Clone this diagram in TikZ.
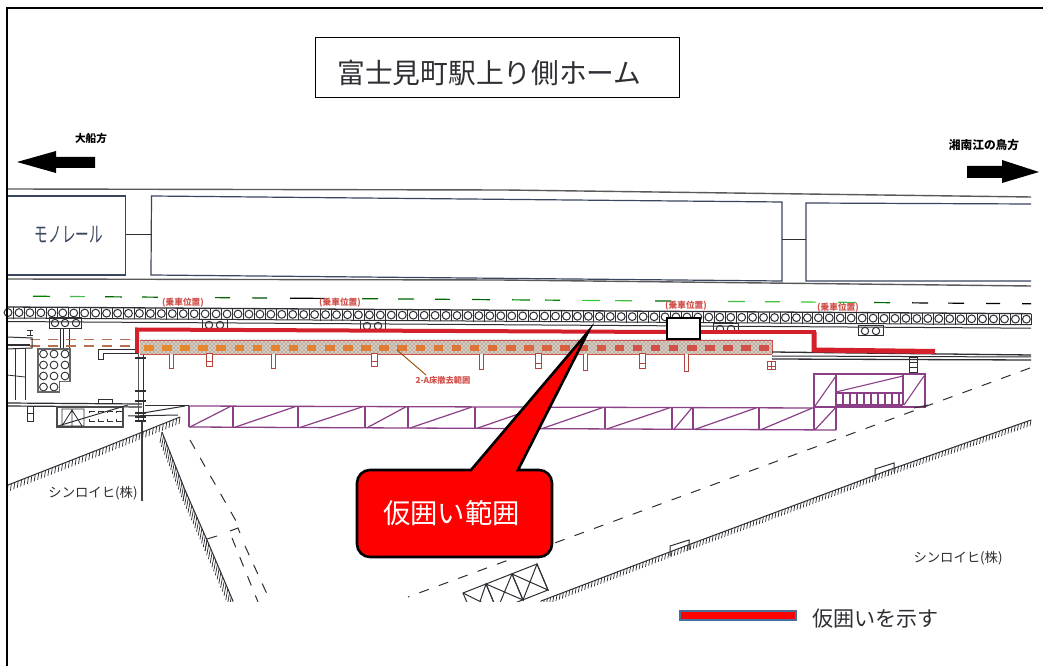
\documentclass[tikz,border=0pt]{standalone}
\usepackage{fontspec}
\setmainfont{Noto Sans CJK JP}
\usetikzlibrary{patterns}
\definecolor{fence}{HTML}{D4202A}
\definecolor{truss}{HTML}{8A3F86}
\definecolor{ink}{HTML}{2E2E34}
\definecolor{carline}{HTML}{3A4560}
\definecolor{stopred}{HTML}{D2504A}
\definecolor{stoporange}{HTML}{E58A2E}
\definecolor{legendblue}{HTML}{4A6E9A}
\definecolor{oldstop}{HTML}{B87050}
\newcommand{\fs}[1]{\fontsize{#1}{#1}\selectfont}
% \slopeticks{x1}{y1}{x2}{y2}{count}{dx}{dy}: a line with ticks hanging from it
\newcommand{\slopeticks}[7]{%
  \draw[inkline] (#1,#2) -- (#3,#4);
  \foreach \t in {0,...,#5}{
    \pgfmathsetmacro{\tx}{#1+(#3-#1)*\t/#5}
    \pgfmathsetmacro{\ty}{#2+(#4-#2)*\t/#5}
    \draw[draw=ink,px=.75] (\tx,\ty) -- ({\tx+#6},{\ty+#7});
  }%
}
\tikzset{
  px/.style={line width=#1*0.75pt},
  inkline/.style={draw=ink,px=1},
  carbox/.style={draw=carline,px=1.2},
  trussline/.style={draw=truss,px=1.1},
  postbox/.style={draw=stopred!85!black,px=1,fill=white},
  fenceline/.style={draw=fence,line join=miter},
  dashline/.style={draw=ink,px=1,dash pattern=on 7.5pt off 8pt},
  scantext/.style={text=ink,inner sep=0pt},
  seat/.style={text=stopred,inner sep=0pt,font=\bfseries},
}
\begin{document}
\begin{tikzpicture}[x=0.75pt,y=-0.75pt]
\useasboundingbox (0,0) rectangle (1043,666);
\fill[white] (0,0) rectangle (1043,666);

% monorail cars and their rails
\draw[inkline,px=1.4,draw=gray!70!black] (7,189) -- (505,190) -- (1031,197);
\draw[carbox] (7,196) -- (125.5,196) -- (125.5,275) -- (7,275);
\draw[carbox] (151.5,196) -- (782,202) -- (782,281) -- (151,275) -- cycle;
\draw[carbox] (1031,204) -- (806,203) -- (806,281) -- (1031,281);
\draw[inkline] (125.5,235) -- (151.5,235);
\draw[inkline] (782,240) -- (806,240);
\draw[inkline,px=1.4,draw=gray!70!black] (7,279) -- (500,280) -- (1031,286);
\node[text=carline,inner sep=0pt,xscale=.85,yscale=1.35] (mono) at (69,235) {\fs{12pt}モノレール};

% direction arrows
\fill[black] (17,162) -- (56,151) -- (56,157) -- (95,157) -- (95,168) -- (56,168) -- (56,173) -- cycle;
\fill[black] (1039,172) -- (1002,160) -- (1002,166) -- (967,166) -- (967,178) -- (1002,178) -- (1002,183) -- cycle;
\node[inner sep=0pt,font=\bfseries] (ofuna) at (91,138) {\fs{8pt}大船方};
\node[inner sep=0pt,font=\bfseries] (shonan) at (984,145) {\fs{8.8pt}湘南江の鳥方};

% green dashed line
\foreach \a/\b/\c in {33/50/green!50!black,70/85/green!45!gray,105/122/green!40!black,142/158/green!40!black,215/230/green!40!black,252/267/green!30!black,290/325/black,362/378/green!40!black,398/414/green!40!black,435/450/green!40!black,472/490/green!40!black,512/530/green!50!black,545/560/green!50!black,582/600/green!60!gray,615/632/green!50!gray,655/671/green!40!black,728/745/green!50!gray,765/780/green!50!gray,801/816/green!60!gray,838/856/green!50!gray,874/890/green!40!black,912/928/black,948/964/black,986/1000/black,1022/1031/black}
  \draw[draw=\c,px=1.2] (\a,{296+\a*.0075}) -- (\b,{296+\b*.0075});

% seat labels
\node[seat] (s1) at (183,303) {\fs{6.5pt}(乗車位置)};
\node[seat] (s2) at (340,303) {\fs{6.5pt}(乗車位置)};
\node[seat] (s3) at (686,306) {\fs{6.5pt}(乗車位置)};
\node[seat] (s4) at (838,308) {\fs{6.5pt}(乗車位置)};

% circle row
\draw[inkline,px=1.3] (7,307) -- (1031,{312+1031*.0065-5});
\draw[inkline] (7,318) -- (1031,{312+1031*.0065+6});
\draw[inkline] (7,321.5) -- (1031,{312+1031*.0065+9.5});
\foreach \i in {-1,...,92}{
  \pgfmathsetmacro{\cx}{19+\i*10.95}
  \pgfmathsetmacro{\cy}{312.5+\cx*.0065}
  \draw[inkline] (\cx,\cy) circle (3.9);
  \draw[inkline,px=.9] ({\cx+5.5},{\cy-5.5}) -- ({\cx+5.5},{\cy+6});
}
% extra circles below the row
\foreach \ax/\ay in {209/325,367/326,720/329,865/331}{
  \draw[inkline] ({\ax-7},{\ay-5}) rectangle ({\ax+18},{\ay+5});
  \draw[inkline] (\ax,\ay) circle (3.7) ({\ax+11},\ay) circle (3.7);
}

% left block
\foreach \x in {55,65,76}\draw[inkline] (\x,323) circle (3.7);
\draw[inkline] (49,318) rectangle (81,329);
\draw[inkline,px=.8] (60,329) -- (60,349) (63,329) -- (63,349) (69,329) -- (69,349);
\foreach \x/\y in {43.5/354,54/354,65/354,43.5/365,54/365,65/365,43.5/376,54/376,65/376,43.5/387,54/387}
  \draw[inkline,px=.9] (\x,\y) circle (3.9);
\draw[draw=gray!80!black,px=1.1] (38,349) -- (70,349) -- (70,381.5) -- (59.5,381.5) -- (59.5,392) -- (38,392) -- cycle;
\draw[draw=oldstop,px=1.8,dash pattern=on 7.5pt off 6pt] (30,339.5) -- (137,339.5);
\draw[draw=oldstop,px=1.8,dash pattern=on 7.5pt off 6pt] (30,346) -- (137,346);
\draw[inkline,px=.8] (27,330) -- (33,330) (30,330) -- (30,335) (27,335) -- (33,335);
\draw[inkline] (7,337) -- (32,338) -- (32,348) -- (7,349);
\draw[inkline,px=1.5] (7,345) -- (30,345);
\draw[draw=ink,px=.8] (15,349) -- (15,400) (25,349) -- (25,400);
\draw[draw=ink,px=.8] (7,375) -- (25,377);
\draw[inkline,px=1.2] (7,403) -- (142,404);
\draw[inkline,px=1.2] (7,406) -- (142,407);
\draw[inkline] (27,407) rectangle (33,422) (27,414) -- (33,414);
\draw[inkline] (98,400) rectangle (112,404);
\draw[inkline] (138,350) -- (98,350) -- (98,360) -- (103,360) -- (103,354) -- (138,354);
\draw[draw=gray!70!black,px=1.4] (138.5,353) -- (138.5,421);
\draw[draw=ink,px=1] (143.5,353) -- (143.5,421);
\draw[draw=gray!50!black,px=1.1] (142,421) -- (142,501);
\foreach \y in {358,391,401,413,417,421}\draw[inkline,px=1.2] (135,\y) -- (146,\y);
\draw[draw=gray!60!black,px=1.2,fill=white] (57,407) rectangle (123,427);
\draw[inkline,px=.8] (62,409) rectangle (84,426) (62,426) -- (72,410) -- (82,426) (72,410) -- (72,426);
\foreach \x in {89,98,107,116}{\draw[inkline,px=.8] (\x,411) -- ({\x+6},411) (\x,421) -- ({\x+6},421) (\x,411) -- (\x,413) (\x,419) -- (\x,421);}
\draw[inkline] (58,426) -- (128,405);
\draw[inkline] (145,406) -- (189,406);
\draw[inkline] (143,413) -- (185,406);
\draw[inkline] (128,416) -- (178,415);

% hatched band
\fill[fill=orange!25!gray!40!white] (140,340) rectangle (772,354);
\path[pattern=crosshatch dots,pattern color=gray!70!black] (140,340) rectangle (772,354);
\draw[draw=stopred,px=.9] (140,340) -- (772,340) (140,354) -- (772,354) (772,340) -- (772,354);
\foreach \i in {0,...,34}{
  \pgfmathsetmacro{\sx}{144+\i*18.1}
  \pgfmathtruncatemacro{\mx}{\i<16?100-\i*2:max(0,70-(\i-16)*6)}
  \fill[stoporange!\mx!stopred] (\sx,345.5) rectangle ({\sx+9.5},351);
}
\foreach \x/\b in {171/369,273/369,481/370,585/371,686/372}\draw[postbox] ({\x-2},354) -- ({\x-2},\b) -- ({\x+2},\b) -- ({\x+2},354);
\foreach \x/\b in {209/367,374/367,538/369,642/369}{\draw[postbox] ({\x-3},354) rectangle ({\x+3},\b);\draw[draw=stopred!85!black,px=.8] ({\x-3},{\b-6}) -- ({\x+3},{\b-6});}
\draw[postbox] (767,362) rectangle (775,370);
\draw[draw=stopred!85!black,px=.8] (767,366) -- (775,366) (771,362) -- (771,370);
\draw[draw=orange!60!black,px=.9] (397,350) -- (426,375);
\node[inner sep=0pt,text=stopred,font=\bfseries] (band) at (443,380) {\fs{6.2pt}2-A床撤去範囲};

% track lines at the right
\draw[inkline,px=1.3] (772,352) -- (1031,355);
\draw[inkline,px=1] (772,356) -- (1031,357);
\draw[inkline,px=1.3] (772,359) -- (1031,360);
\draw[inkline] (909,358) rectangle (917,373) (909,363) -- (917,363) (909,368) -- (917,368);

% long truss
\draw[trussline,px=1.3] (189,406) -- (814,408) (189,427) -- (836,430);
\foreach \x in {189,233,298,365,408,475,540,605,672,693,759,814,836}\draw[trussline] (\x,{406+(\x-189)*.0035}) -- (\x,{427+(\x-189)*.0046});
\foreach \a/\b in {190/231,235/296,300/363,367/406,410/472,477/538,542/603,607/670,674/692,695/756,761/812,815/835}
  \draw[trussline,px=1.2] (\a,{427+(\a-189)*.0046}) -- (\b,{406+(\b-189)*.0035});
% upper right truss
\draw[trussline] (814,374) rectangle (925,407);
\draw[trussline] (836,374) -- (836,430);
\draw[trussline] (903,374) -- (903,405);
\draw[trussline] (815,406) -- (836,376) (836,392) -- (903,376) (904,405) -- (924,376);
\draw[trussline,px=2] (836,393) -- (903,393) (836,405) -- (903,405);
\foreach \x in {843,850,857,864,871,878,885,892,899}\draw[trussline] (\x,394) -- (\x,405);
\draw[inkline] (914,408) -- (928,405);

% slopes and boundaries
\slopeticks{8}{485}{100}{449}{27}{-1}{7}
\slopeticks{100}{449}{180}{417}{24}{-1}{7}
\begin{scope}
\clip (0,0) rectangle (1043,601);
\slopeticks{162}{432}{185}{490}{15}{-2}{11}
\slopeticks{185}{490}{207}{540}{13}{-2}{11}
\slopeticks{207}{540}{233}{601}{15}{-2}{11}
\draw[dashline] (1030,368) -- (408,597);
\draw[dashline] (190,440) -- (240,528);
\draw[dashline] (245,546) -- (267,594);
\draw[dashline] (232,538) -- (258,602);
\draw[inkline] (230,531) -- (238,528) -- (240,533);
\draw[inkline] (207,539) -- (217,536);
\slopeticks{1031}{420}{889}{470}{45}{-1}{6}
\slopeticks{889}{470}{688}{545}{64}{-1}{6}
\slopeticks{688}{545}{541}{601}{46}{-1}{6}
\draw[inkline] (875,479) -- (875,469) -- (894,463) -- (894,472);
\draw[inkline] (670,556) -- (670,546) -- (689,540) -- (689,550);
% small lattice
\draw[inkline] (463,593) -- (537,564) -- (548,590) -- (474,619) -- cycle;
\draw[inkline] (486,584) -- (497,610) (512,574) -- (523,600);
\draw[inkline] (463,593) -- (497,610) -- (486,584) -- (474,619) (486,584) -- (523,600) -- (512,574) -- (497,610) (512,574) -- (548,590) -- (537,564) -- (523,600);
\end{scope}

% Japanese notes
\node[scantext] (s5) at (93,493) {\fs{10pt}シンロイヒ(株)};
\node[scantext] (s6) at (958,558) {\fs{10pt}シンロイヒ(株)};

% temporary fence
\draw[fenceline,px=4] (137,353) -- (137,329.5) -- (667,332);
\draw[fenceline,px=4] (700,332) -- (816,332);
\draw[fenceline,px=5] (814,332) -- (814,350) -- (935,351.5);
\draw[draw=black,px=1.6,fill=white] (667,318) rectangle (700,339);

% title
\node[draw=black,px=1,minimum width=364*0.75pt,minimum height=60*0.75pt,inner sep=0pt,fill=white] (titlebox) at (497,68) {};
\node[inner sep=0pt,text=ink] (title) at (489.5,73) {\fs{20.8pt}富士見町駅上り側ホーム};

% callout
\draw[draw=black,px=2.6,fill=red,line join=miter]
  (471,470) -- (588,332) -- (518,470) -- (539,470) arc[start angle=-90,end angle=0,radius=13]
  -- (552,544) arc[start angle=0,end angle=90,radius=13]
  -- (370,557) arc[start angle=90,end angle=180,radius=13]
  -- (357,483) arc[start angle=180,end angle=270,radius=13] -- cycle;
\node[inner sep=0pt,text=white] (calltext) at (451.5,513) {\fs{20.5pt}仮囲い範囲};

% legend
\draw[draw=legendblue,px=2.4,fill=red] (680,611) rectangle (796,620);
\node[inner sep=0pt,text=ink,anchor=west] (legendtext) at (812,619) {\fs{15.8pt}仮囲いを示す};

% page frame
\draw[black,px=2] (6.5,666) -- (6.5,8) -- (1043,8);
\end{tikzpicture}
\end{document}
※ ※ ※
▶ **Task requirements**
Would you reproduce the lines above, from the very first through the line containing "sep=0pt,xscale=.85,yscale=1.35] (mono) at", exactly and without the pictures?

▶ **Reply**
Clone this diagram in TikZ.
\documentclass[tikz,border=0pt]{standalone}
\usepackage{fontspec}
\setmainfont{Noto Sans CJK JP}
\usetikzlibrary{patterns}
\definecolor{fence}{HTML}{D4202A}
\definecolor{truss}{HTML}{8A3F86}
\definecolor{ink}{HTML}{2E2E34}
\definecolor{carline}{HTML}{3A4560}
\definecolor{stopred}{HTML}{D2504A}
\definecolor{stoporange}{HTML}{E58A2E}
\definecolor{legendblue}{HTML}{4A6E9A}
\definecolor{oldstop}{HTML}{B87050}
\newcommand{\fs}[1]{\fontsize{#1}{#1}\selectfont}
% \slopeticks{x1}{y1}{x2}{y2}{count}{dx}{dy}: a line with ticks hanging from it
\newcommand{\slopeticks}[7]{%
  \draw[inkline] (#1,#2) -- (#3,#4);
  \foreach \t in {0,...,#5}{
    \pgfmathsetmacro{\tx}{#1+(#3-#1)*\t/#5}
    \pgfmathsetmacro{\ty}{#2+(#4-#2)*\t/#5}
    \draw[draw=ink,px=.75] (\tx,\ty) -- ({\tx+#6},{\ty+#7});
  }%
}
\tikzset{
  px/.style={line width=#1*0.75pt},
  inkline/.style={draw=ink,px=1},
  carbox/.style={draw=carline,px=1.2},
  trussline/.style={draw=truss,px=1.1},
  postbox/.style={draw=stopred!85!black,px=1,fill=white},
  fenceline/.style={draw=fence,line join=miter},
  dashline/.style={draw=ink,px=1,dash pattern=on 7.5pt off 8pt},
  scantext/.style={text=ink,inner sep=0pt},
  seat/.style={text=stopred,inner sep=0pt,font=\bfseries},
}
\begin{document}
\begin{tikzpicture}[x=0.75pt,y=-0.75pt]
\useasboundingbox (0,0) rectangle (1043,666);
\fill[white] (0,0) rectangle (1043,666);

% monorail cars and their rails
\draw[inkline,px=1.4,draw=gray!70!black] (7,189) -- (505,190) -- (1031,197);
\draw[carbox] (7,196) -- (125.5,196) -- (125.5,275) -- (7,275);
\draw[carbox] (151.5,196) -- (782,202) -- (782,281) -- (151,275) -- cycle;
\draw[carbox] (1031,204) -- (806,203) -- (806,281) -- (1031,281);
\draw[inkline] (125.5,235) -- (151.5,235);
\draw[inkline] (782,240) -- (806,240);
\draw[inkline,px=1.4,draw=gray!70!black] (7,279) -- (500,280) -- (1031,286);
\node[text=carline,inner sep=0pt,xscale=.85,yscale=1.35] (mono) at (69,235) {\fs{12pt}モノレール};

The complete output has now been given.